How to brief the factory
Ask the supplier to return a stage plan rather than one combined lead time. This exposes which decisions are on the critical path and where buyer feedback is needed.
- Identify whether the sole is stock, modified, or fully custom.
- State which materials are mandatory and where equivalent alternatives are acceptable.
- List sample rounds, size-set needs, wear testing, and laboratory testing.
- Define the golden-sample release and first-article inspection gate.
- Confirm packing configuration and shipment release documents.
Attach the available files to the RFQ. If information is missing, ask the factory to list assumptions in the quotation so those assumptions do not become surprise charges later.
Buyer checklist before moving forward
Do not release bulk simply because the development calendar is late. Check that the product definition and inspection reference are actually complete.
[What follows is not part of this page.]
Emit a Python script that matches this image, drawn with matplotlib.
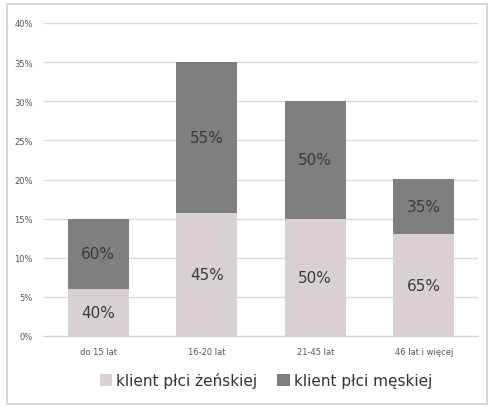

- Final construction, BOM, colors, logos, sizes, and packaging match the approved sample.
- Tooling status and ownership are documented.
- Known deviations are accepted in writing, not buried in chat messages.
- AQL, test methods, inspection timing, and corrective-action ownership are written into the order.
No stage is complete until its output can be used by the next team without guessing.
Key takeaways
- Treat development as approval gates, not one long lead time.
- Normalize quote assumptions before comparing factories.
- Use production-intent materials for the golden sample.
- Carry written standards into first-article and final inspection.
- Do not let schedule pressure replace a bulk-release decision.